I'm not familiar with lots of examples of non commutative C$^*$-algebras, but there are $M_n(\mathbb{C})$, and $B(H)$. These have a non trivial non-normal element.
My question is : what about the general case ? Does there always exists a non-normal element in a non-commutative C$^*$-algebra?
On
It is easy to see that if all elements in $A$ are normal, then $A$ is commutative.
Assume that all elements in $A$ are normal. For any $a,b\in A$ you would have $$(a+b)(a+b)^*=(a+b)^*(a+b).$$ Using that $a,b$ are normal, this simplifies to $$\tag1\operatorname{Re} a^*b=\operatorname{Re}ab^*.$$ If we use $(1)$ for $ia$ and $b$, with $ab$ selfadjoint, we get $$\tag2 i\operatorname{Im}(ab)=\operatorname{Re}(-ia^*b)=\operatorname{Re}((ia)^*b)=\operatorname{Re}(iab^*)=-i\operatorname{Im}(ab). $$ So $\operatorname{Im}(ab)=0$, implying that $ab$ is selfadjoint. Then $ba=(ab)^*=ab$, and all selfadjoint elements commute. As these span the algebra, the whole algebra is commutative.

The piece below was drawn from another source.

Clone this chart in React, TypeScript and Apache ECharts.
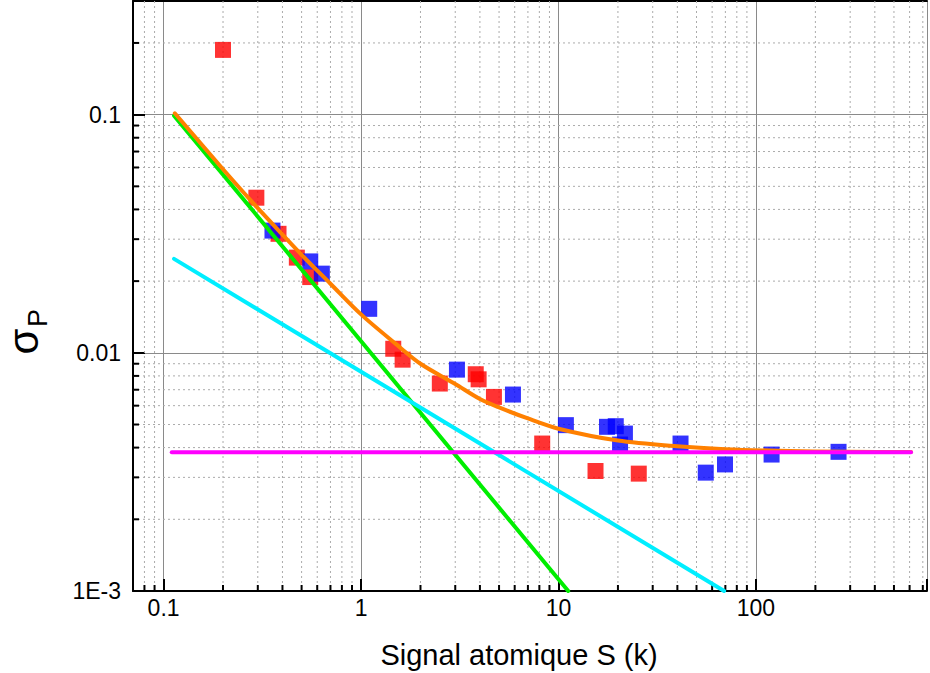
import React, { useEffect, useRef } from 'react';
import * as echarts from 'echarts';

// ---- data ----
const redPoints: [number, number][] = [
  [0.2, 0.187], [0.295, 0.0448], [0.382, 0.0316], [0.473, 0.0251], [0.553, 0.0208],
  [1.456, 0.0104], [1.624, 0.00936], [2.506, 0.00743], [3.81, 0.00813], [3.94, 0.00774],
  [4.71, 0.00653], [8.27, 0.00416], [15.4, 0.00319], [25.5, 0.00311],
];
const bluePoints: [number, number][] = [
  [0.356, 0.0326], [0.553, 0.0242], [0.633, 0.0215], [1.1, 0.0153], [3.06, 0.0085],
  [5.88, 0.00668], [10.9, 0.00497], [17.6, 0.00489], [19.5, 0.00492], [21.7, 0.00458],
  [20.5, 0.00412], [41.5, 0.00416], [55.7, 0.00314], [69.7, 0.0034], [120, 0.00374],
  [262, 0.00384],
];
const greenLine: [number, number][] = [[0.113, 0.099], [11.2, 0.001]];
const cyanLine: [number, number][] = [[0.113, 0.0248], [69, 0.001]];
const magentaLine: [number, number][] = [[0.11, 0.00382], [610, 0.00382]];
const orangeCurve: [number, number][] = [
  [0.114, 0.1013], [0.2, 0.059], [0.3, 0.0405], [0.5, 0.0258], [0.7, 0.0195],
  [1.0, 0.0145], [1.5, 0.0109], [2.0, 0.009], [3.0, 0.0074], [4.0, 0.0064],
  [5.0, 0.0059], [7.0, 0.0053], [10, 0.0048], [20, 0.00428], [40, 0.00405],
  [70, 0.00394], [130, 0.00388], [300, 0.00384], [610, 0.00383],
];

const xTickValues = [0.1, 1, 10, 100];
const xTickLabels = ['0.1', '1', '10', '100'];
const yTickValues = [0.001, 0.01, 0.1];
const yTickLabels = ['1E-3', '0.01', '0.1'];

const xMinorValues = [
  0.08, 0.09,
  0.2, 0.3, 0.4, 0.5, 0.6, 0.7, 0.8, 0.9,
  2, 3, 4, 5, 6, 7, 8, 9,
  20, 30, 40, 50, 60, 70, 80, 90,
  200, 300, 400, 500, 600, 700,
];
const yMinorValues = [
  0.002, 0.003, 0.004, 0.005, 0.006, 0.007, 0.008, 0.009,
  0.02, 0.03, 0.04, 0.05, 0.06, 0.07, 0.08, 0.09,
  0.2,
];

const xTitle = 'Signal atomique S (k)';
const FONT = '"Liberation Sans", Arial, sans-serif';

function labelFor(values: number[], labels: string[]) {
  return (v: number) => {
    for (let i = 0; i < values.length; i++) {
      if (Math.abs(Math.log10(v) - Math.log10(values[i])) < 1e-6) return labels[i];
    }
    return '';
  };
}

export default function App() {
  const ref = useRef<HTMLDivElement>(null);
  useEffect(() => {
    if (!ref.current) return;
    const chart = echarts.init(ref.current, undefined, { renderer: 'svg' });

    const minorStyle = { stroke: '#ababab', lineWidth: 1, lineDash: [2, 3] };
    const minorX = (params: any, api: any) => {
      const cs = params.coordSys;
      const x = api.coord([api.value(0), api.value(1)])[0];
      return {
        type: 'group',
        children: [
          { type: 'line', shape: { x1: x, y1: cs.y, x2: x, y2: cs.y + cs.height }, style: minorStyle },
          { type: 'line', shape: { x1: x, y1: cs.y + cs.height, x2: x, y2: cs.y + cs.height - 6 },
            style: { stroke: '#000', lineWidth: 2 } },
        ],
      };
    };
    const minorY = (params: any, api: any) => {
      const cs = params.coordSys;
      const y = api.coord([api.value(0), api.value(1)])[1];
      return {
        type: 'group',
        children: [
          { type: 'line', shape: { x1: cs.x, y1: y, x2: cs.x + cs.width, y2: y }, style: minorStyle },
          { type: 'line', shape: { x1: cs.x, y1: y, x2: cs.x + 6, y2: y },
            style: { stroke: '#000', lineWidth: 2 } },
        ],
      };
    };

    const lineSeries = (data: [number, number][], color: string, z: number, smooth: any = false) => ({
      type: 'line', data, showSymbol: false, symbol: 'none', smooth, z, silent: true,
      lineStyle: { color, width: 4, cap: 'round', join: 'round' },
    });

    const axisCommonX = { type: 'log', logBase: 10, min: 0.07, max: 735 };

    chart.setOption({
      animation: false,
      backgroundColor: '#fff',
      grid: { left: 133, top: 1, width: 797, height: 590, show: false },
      xAxis: [
        {
          ...axisCommonX,
          axisLine: { show: true, onZero: false, lineStyle: { color: '#000', width: 2 } },
          axisTick: { show: true, inside: true, length: 12, lineStyle: { color: '#000', width: 2 } },
          axisLabel: { formatter: labelFor(xTickValues, xTickLabels), fontSize: 23, color: '#000', fontFamily: FONT, margin: 5 },
          splitLine: { show: true, lineStyle: { color: '#8a8a8a', width: 1 } },
        },
        {
          ...axisCommonX, position: 'top',
          axisLine: { show: true, onZero: false, lineStyle: { color: '#000', width: 2 } },
          axisTick: { show: false }, axisLabel: { show: false }, splitLine: { show: false },
        },
      ],
      yAxis: {
        type: 'log', logBase: 10, min: 0.001, max: 0.3,
        axisLine: { show: true, onZero: false, lineStyle: { color: '#000', width: 2 } },
        axisTick: { show: true, inside: true, length: 12, lineStyle: { color: '#000', width: 2 } },
        axisLabel: { formatter: labelFor(yTickValues, yTickLabels), fontSize: 23, color: '#000', fontFamily: FONT, margin: 12 },
        splitLine: { show: true, lineStyle: { color: '#8a8a8a', width: 1 } },
      },
      graphic: [
        { type: 'text', x: 519, y: 655, silent: true,
          style: { text: xTitle, font: `29px ${FONT}`, fill: '#000', align: 'center', verticalAlign: 'middle', textAlign: 'center', textVerticalAlign: 'middle' } },
        { type: 'text', x: 23, y: 341.5, rotation: Math.PI / 2, silent: true,
          style: { text: 'σ', font: `42px ${FONT}`, lineHeight: 36, fill: '#000', align: 'center', verticalAlign: 'middle', textAlign: 'center', textVerticalAlign: 'middle' } },
        { type: 'text', x: 38, y: 318, rotation: Math.PI / 2, silent: true,
          style: { text: 'P', font: `27px ${FONT}`, lineHeight: 24, fill: '#000', align: 'center', verticalAlign: 'middle', textAlign: 'center', textVerticalAlign: 'middle' } },
      ],
      series: [
        { type: 'custom', renderItem: minorX, data: xMinorValues.map((v) => [v, 0.01]), z: 1, silent: true, encode: { x: 0, y: 1 } },
        { type: 'custom', renderItem: minorY, data: yMinorValues.map((v) => [1, v]), z: 1, silent: true, encode: { x: 0, y: 1 } },
        { type: 'scatter', data: redPoints, symbol: 'rect', symbolSize: 16, z: 3, itemStyle: { color: '#ff0000' } },
        { type: 'scatter', data: bluePoints, symbol: 'rect', symbolSize: 16, z: 3, itemStyle: { color: '#0000ff' } },
        lineSeries(greenLine, '#00ee00', 4),
        lineSeries(cyanLine, '#00eeff', 4),
        lineSeries(orangeCurve, '#ff8000', 5, 0.3),
        lineSeries(magentaLine, '#ff00ff', 6),
      ],
    });
    return () => chart.dispose();
  }, []);
  return <div ref={ref} style={{ position: 'fixed', left: 0, top: 0, width: 930, height: 673 }} />;
}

Suppose $A$ is a non-commutative $C^*$-algebra. Since $A$ is the span of its self-adjoint elements, there exist $x,y\in A$ such that $x$ and $y$ are self-adjoint and $[x,y]=xy-yx\neq0$. Put $z=x+iy$. Then $z^*=x-iy$, and $$[z,z^*]=-2i[x,y]\neq0.$$ Thus, $z$ is non-normal.